Using Apache Spark and Neo4j for Big Data Graph Analytics by Kenny Bastani.
From the post:
…
Fast and scalable analysis of big data has become a critical competitive advantage for companies. There are open source tools like Apache Hadoop and Apache Spark that are providing opportunities for companies to solve these big data problems in a scalable way. Platforms like these have become the foundation of the big data analysis movement.Still, where does all that data come from? Where does it go when the analysis is done?
Graph databases
I’ve been working with graph database technologies for the last few years and I have yet to become jaded by its powerful ability to combine both the transformation of data with analysis. Graph databases like Neo4j are solving problems that relational databases cannot.
Graph processing at scale from a graph database like Neo4j is a tremendously valuable power.
But if you wanted to run PageRank on a dump of Wikipedia articles in less than 2 hours on a laptop, you’d be hard pressed to be successful.
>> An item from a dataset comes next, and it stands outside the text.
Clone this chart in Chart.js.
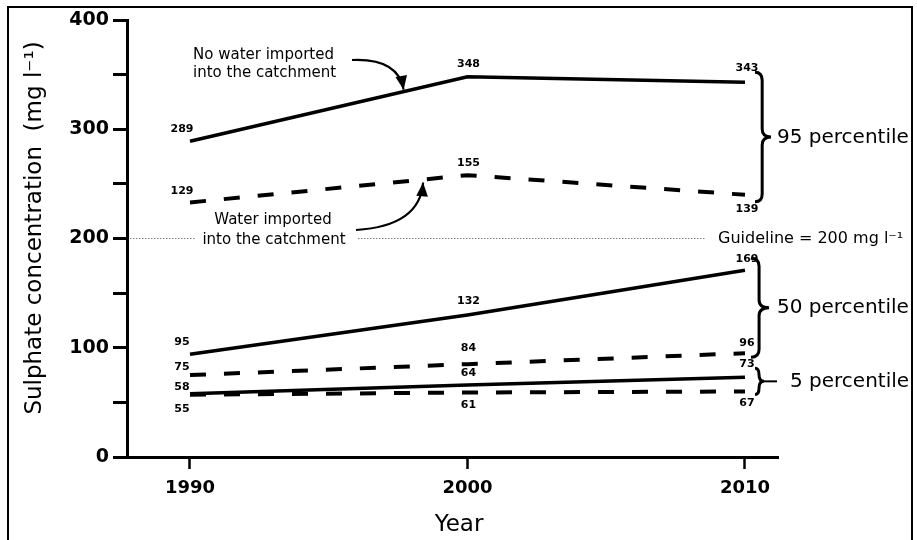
<!DOCTYPE html>
<html lang="en">
<head>
    <meta charset="UTF-8">
    <title>Sulphate concentration</title>
    <style>
        body {
            margin: 0;
            background-color: #fff;
        }
        .chart-box {
            width: 917px;
            height: 540px;
        }
    </style>
    <script src="https://cdn.jsdelivr.net/npm/chart.js"></script>
</head>
<body>

    <div class="chart-box">
        <canvas id="sulphateChart"></canvas>
    </div>

    <script>
        // Datos
        const years = [1990, 2000, 2010];
        const yTicks = [0, 100, 200, 300, 400];

        const p95NoImport = [289, 348, 343];
        const p95Import = [233, 258, 240];
        const p50NoImport = [94, 130, 171];
        const p50Import = [75, 85, 95];
        const p5NoImport = [58, 66, 73];
        const p5Import = [57, 59, 60];
        const guideline = 200;

        // etiquetas impresas junto a cada punto
        const p95NoImportText = ['289', '348', '343'];
        const p95ImportText = ['129', '155', '139'];
        const p50NoImportText = ['95', '132', '169'];
        const p50ImportText = ['75', '84', '96'];
        const p5NoImportText = ['58', '64', '73'];
        const p5ImportText = ['55', '61', '67'];

        const FONT = '"DejaVu Sans", Verdana, sans-serif';

        function toXY(values) {
            return values.map((v, i) => ({ x: years[i], y: v }));
        }

        function lineSet(values, dashed) {
            return {
                data: toXY(values),
                borderColor: '#000',
                borderWidth: dashed ? 4 : 3.5,
                borderDash: dashed ? [16, 18] : [],
                pointRadius: 0,
                tension: 0,
                fill: false
            };
        }

        // llave vertical con la punta a la derecha
        function brace(ctx, x, top, bottom, w) {
            const mid = (top + bottom) / 2;
            const r = Math.min(8, (bottom - top) / 4);
            const xm = x + w * 0.45;
            ctx.beginPath();
            ctx.moveTo(x, top);
            ctx.quadraticCurveTo(xm, top, xm, top + r);
            ctx.lineTo(xm, mid - r);
            ctx.quadraticCurveTo(xm, mid, x + w, mid);
            ctx.quadraticCurveTo(xm, mid, xm, mid + r);
            ctx.lineTo(xm, bottom - r);
            ctx.quadraticCurveTo(xm, bottom, x, bottom);
            ctx.stroke();
        }

        function arrow(ctx, x0, y0, cx, cy, x1, y1) {
            ctx.beginPath();
            ctx.moveTo(x0, y0);
            ctx.quadraticCurveTo(cx, cy, x1, y1);
            ctx.stroke();
            const ang = Math.atan2(y1 - cy, x1 - cx);
            ctx.beginPath();
            ctx.moveTo(x1, y1);
            ctx.lineTo(x1 - 15 * Math.cos(ang - 0.4), y1 - 15 * Math.sin(ang - 0.4));
            ctx.lineTo(x1 - 15 * Math.cos(ang + 0.4), y1 - 15 * Math.sin(ang + 0.4));
            ctx.closePath();
            ctx.fill();
        }

        const decorations = {
            id: 'decorations',
            beforeDraw(chart) {
                const ctx = chart.ctx;
                ctx.save();
                ctx.fillStyle = '#fff';
                ctx.fillRect(0, 0, chart.width, chart.height);
                ctx.restore();
            },
            afterDraw(chart) {
                const ctx = chart.ctx;
                const xs = chart.scales.x;
                const ys = chart.scales.y;
                const X = v => xs.getPixelForValue(v);
                const Y = v => ys.getPixelForValue(v);

                ctx.save();
                ctx.fillStyle = '#000';
                ctx.strokeStyle = '#000';

                // etiquetas de valores
                const groups = [
                    [p95NoImport, p95NoImportText, [-12, -13, -14]],
                    [p95Import, p95ImportText, [-11, -12, 14]],
                    [p50NoImport, p50NoImportText, [-12, -14, -11]],
                    [p50Import, p50ImportText, [-8, -16, -10]],
                    [p5NoImport, p5NoImportText, [-6, -12, -13]],
                    [p5Import, p5ImportText, [14, 13, 12]]
                ];
                const dxs = [-8, 1, 2];
                ctx.font = 'bold 11px ' + FONT;
                ctx.textAlign = 'center';
                ctx.textBaseline = 'middle';
                groups.forEach(g => {
                    g[0].forEach((v, i) => {
                        ctx.fillText(g[1][i], X(years[i]) + dxs[i], Y(v) + g[2][i]);
                    });
                });

                // textos de anotacion
                ctx.font = '15px ' + FONT;
                ctx.textAlign = 'left';
                ctx.fillText('No water imported', 193, 55);
                ctx.fillText('into the catchment', 193, 73);

                ctx.textAlign = 'center';
                ctx.fillStyle = '#fff';
                ctx.fillRect(195, 209, 162, 42);
                ctx.fillStyle = '#000';
                ctx.fillText('Water imported', 273, 220);
                ctx.fillText('into the catchment', 274, 240);

                // flechas
                ctx.lineWidth = 2.2;
                const tip1 = 1997.7;
                const v1 = p95NoImport[0] + (p95NoImport[1] - p95NoImport[0]) * (tip1 - 1990) / 10;
                arrow(ctx, 352, 60, 398, 58, X(tip1), Y(v1) - 2);
                const tip2 = 1998.4;
                const v2 = p95Import[0] + (p95Import[1] - p95Import[0]) * (tip2 - 1990) / 10;
                arrow(ctx, 356, 230, 420, 226, X(tip2), Y(v2) + 3);

                // guia
                ctx.font = '16px ' + FONT;
                ctx.textAlign = 'left';
                ctx.fillText('Guideline = 200 mg l\u207B\u00B9', 718, Y(guideline));

                // llaves
                ctx.lineWidth = 3;
                const bx = X(2010) + 10;
                brace(ctx, bx, Y(p95NoImport[2]) - 10, Y(p95Import[2]) + 7, 16);
                brace(ctx, bx - 4, Y(p50NoImport[2]) - 12, Y(p50Import[2]) + 4, 18);
                brace(ctx, bx, Y(p5NoImport[2]) - 9, Y(p5Import[2]) + 3, 9);
                const m5 = (Y(p5NoImport[2]) - 9 + Y(p5Import[2]) + 3) / 2;
                ctx.lineWidth = 2;
                ctx.beginPath();
                ctx.moveTo(bx + 9, m5);
                ctx.lineTo(bx + 22, m5);
                ctx.stroke();

                ctx.font = '20px ' + FONT;
                ctx.fillText('95 percentile', 777, (Y(p95NoImport[2]) + Y(p95Import[2])) / 2 - 1);
                ctx.fillText('50 percentile', 777, (Y(p50NoImport[2]) + Y(p50Import[2])) / 2 - 4);
                ctx.fillText('5 percentile', 790, m5);

                // titulos de ejes
                ctx.font = '23px ' + FONT;
                ctx.textAlign = 'center';
                ctx.fillText('Year', 459, 525);
                ctx.save();
                ctx.translate(35, 228);
                ctx.rotate(-Math.PI / 2);
                ctx.fillText('Sulphate concentration  (mg l\u207B\u00B9)', 0, 0);
                ctx.restore();

                // marco
                ctx.lineWidth = 2;
                ctx.strokeRect(8, 7, 904, 534);
                ctx.restore();
            }
        };

        const sulphateChart = new Chart(document.getElementById('sulphateChart'), {
            type: 'line',
            data: {
                datasets: [
                    lineSet(p95NoImport, false),
                    lineSet(p95Import, true),
                    lineSet(p50NoImport, false),
                    lineSet(p50Import, true),
                    lineSet(p5NoImport, false),
                    lineSet(p5Import, true),
                    {
                        data: [{ x: 1987.85, y: guideline }, { x: 2008.55, y: guideline }],
                        borderColor: '#444',
                        borderWidth: 1,
                        borderDash: [1, 2],
                        pointRadius: 0
                    }
                ]
            },
            options: {
                responsive: true,
                maintainAspectRatio: false,
                animation: false,
                layout: {
                    padding: { left: 0, top: 20, right: 139, bottom: 0 }
                },
                plugins: {
                    legend: { display: false },
                    tooltip: { enabled: false }
                },
                scales: {
                    x: {
                        type: 'linear',
                        min: 1987.73,
                        max: 2011.19,
                        afterFit: s => { s.height = 83; },
                        afterBuildTicks: s => { s.ticks = years.map(v => ({ value: v })); },
                        grid: {
                            drawOnChartArea: false,
                            drawTicks: true,
                            tickLength: 12,
                            tickWidth: 2.5,
                            tickColor: '#000'
                        },
                        border: { display: true, color: '#000', width: 3 },
                        ticks: {
                            padding: 9,
                            color: '#000',
                            font: { family: FONT, size: 18, weight: 'bold' },
                            callback: v => String(v)
                        }
                    },
                    y: {
                        min: 0,
                        max: 400,
                        afterFit: s => { s.width = 127; },
                        ticks: {
                            stepSize: 50,
                            padding: 4,
                            color: '#000',
                            font: { family: FONT, size: 19, weight: 'bold' },
                            callback: v => (yTicks.includes(v) ? String(v) : '')
                        },
                        grid: {
                            drawOnChartArea: false,
                            drawTicks: true,
                            tickLength: 14,
                            tickWidth: 3,
                            tickColor: '#000'
                        },
                        border: { display: true, color: '#000', width: 3 }
                    }
                }
            },
            plugins: [decorations]
        });
    </script>

</body>
</html>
More so, what if you wanted the power of a high-performance transactional database that seamlessly handled graph analysis at this scale?
Mazerunner for Neo4j
Mazerunner is a Neo4j unmanaged extension and distributed graph processing platform that extends Neo4j to do big data graph processing jobs while persisting the results back to Neo4j.
Mazerunner uses a message broker to distribute graph processing jobs to Apache Spark’s GraphX module. When an agent job is dispatched, a subgraph is exported from Neo4j and written to Apache Hadoop HDFS.
…
Mazerunner is an alpha release with page rank as its only algorithm.
It has a great deal of potential so worth your time to investigate further.